Goal of the exercise: From the first line of the data down to and including the line with "13.1, 14.8, 14.4];", copy everything exactly, leaving out pictures.

Stored data:
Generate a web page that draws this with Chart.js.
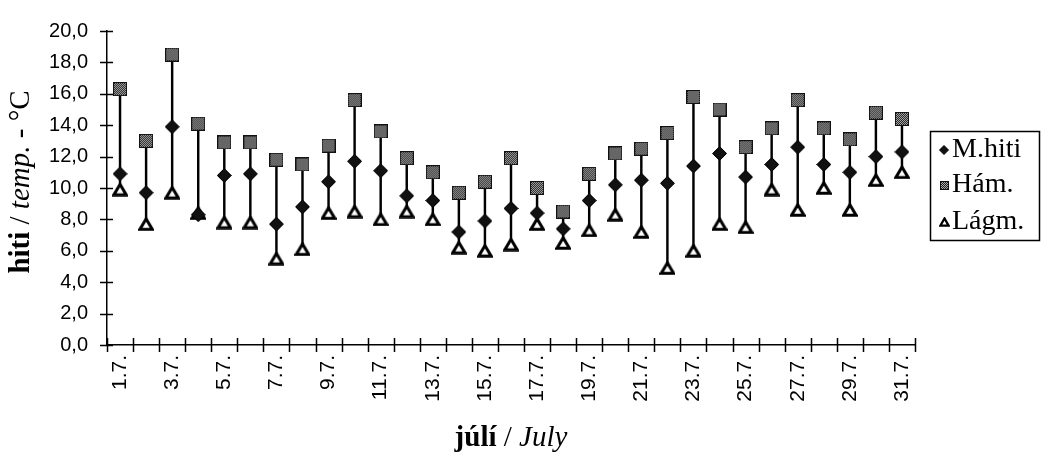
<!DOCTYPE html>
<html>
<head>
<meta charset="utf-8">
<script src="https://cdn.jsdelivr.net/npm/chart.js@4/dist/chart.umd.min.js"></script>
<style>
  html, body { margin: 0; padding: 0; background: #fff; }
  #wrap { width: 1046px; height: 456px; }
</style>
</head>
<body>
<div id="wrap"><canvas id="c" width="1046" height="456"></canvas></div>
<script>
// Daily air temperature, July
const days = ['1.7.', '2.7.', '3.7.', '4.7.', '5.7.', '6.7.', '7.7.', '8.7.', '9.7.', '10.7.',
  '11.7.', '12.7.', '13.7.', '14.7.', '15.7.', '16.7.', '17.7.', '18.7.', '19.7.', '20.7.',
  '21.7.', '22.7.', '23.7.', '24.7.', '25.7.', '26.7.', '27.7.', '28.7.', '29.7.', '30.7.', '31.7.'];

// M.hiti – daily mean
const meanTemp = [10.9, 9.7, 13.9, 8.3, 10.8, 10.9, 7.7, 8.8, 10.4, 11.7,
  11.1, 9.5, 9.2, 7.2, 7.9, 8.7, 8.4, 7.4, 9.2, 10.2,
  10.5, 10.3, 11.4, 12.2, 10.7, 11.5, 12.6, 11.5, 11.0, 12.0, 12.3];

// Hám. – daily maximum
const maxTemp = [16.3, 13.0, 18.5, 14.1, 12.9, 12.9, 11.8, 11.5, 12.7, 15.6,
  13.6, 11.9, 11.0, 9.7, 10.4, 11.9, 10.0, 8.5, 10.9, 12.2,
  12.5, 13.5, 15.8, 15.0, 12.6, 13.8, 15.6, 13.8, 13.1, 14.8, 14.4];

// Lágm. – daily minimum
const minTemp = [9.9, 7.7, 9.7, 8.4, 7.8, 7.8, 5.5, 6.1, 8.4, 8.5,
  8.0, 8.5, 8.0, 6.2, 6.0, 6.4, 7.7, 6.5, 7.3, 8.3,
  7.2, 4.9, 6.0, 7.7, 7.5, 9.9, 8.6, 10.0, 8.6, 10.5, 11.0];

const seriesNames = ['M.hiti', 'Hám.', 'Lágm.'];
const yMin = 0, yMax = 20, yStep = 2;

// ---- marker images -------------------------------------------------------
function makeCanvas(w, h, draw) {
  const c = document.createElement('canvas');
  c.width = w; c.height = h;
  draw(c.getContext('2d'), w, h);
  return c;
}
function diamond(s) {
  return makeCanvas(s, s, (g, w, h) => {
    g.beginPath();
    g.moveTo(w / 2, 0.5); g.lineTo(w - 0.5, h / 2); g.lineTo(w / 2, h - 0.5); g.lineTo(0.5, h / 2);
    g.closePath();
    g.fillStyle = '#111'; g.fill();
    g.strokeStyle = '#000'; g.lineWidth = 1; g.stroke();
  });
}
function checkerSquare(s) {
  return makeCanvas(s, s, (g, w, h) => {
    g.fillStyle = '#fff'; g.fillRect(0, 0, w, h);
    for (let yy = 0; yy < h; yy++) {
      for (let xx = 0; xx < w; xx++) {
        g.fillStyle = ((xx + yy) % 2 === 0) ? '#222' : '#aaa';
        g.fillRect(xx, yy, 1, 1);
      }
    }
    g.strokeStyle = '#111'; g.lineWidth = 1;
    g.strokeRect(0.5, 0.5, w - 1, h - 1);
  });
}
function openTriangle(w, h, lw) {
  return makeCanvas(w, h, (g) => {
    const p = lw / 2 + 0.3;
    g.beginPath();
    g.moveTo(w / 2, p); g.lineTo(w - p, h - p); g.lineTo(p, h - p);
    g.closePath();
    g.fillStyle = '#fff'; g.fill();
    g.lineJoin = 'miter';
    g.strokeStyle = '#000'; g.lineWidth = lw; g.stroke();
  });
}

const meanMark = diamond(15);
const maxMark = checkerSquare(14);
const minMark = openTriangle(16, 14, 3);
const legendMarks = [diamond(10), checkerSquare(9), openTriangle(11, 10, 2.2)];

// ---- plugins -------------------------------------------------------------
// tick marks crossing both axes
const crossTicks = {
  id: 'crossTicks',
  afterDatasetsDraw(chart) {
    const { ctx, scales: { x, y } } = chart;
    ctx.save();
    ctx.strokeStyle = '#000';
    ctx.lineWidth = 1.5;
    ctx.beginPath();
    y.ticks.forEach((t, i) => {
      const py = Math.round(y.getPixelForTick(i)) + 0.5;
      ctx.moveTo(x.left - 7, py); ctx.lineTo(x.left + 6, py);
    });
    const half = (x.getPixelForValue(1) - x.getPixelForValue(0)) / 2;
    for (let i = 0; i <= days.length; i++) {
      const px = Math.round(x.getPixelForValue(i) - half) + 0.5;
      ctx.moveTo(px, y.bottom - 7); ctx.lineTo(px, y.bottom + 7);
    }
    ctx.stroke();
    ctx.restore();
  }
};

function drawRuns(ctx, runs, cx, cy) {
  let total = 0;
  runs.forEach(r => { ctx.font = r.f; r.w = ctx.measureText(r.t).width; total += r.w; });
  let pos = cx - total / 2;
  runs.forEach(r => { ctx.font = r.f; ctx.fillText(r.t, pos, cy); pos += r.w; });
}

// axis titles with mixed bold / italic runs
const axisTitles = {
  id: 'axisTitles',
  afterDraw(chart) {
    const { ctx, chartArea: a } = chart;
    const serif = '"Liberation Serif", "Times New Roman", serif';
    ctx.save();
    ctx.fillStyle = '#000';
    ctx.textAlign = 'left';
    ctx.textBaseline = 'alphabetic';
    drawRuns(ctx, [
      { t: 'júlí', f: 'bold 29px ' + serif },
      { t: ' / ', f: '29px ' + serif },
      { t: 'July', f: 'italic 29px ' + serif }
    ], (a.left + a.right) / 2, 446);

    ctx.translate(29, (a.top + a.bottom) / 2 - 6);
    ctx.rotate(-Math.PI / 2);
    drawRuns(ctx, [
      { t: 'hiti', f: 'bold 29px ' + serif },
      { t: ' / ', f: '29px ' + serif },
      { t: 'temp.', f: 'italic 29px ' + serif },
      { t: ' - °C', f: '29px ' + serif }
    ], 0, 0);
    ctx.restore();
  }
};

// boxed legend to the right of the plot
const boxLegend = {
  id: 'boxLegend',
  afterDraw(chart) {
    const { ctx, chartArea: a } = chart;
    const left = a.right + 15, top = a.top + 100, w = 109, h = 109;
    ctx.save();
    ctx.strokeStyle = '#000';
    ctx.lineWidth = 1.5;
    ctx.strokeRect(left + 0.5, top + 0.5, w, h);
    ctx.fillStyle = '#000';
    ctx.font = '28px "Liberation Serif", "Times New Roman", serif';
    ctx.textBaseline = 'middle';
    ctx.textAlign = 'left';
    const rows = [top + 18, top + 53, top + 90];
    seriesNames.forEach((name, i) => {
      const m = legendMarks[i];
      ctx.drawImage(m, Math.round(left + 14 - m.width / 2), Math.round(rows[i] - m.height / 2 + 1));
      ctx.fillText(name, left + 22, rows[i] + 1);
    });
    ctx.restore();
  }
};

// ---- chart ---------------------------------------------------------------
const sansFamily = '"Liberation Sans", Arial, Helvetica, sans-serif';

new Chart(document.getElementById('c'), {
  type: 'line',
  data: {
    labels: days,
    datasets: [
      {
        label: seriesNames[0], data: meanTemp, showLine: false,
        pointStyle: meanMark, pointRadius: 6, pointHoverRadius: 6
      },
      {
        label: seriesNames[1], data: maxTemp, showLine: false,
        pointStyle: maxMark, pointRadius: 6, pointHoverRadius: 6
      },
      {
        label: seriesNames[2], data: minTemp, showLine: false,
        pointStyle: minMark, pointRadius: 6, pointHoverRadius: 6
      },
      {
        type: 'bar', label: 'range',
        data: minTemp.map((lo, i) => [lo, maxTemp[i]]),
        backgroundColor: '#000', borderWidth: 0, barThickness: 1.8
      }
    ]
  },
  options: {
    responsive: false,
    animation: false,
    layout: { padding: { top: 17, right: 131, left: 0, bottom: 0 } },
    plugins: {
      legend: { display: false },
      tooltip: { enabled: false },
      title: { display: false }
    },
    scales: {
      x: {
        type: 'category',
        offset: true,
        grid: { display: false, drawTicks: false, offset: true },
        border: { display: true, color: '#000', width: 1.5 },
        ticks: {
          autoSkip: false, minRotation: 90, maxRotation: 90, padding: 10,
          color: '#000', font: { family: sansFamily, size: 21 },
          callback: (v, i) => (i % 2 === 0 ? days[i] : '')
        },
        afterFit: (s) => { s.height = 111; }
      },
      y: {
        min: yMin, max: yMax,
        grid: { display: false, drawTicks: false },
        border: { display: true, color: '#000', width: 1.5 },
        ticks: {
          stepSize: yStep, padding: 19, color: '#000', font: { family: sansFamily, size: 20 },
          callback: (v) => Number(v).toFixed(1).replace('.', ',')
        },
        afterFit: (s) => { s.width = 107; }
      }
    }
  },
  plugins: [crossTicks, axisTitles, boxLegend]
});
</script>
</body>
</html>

Solution to this exercise:
Generate a web page that draws this with Chart.js.
<!DOCTYPE html>
<html>
<head>
<meta charset="utf-8">
<script src="https://cdn.jsdelivr.net/npm/chart.js@4/dist/chart.umd.min.js"></script>
<style>
  html, body { margin: 0; padding: 0; background: #fff; }
  #wrap { width: 1046px; height: 456px; }
</style>
</head>
<body>
<div id="wrap"><canvas id="c" width="1046" height="456"></canvas></div>
<script>
// Daily air temperature, July
const days = ['1.7.', '2.7.', '3.7.', '4.7.', '5.7.', '6.7.', '7.7.', '8.7.', '9.7.', '10.7.',
  '11.7.', '12.7.', '13.7.', '14.7.', '15.7.', '16.7.', '17.7.', '18.7.', '19.7.', '20.7.',
  '21.7.', '22.7.', '23.7.', '24.7.', '25.7.', '26.7.', '27.7.', '28.7.', '29.7.', '30.7.', '31.7.'];

// M.hiti – daily mean
const meanTemp = [10.9, 9.7, 13.9, 8.3, 10.8, 10.9, 7.7, 8.8, 10.4, 11.7,
  11.1, 9.5, 9.2, 7.2, 7.9, 8.7, 8.4, 7.4, 9.2, 10.2,
  10.5, 10.3, 11.4, 12.2, 10.7, 11.5, 12.6, 11.5, 11.0, 12.0, 12.3];

// Hám. – daily maximum
const maxTemp = [16.3, 13.0, 18.5, 14.1, 12.9, 12.9, 11.8, 11.5, 12.7, 15.6,
  13.6, 11.9, 11.0, 9.7, 10.4, 11.9, 10.0, 8.5, 10.9, 12.2,
  12.5, 13.5, 15.8, 15.0, 12.6, 13.8, 15.6, 13.8, 13.1, 14.8, 14.4];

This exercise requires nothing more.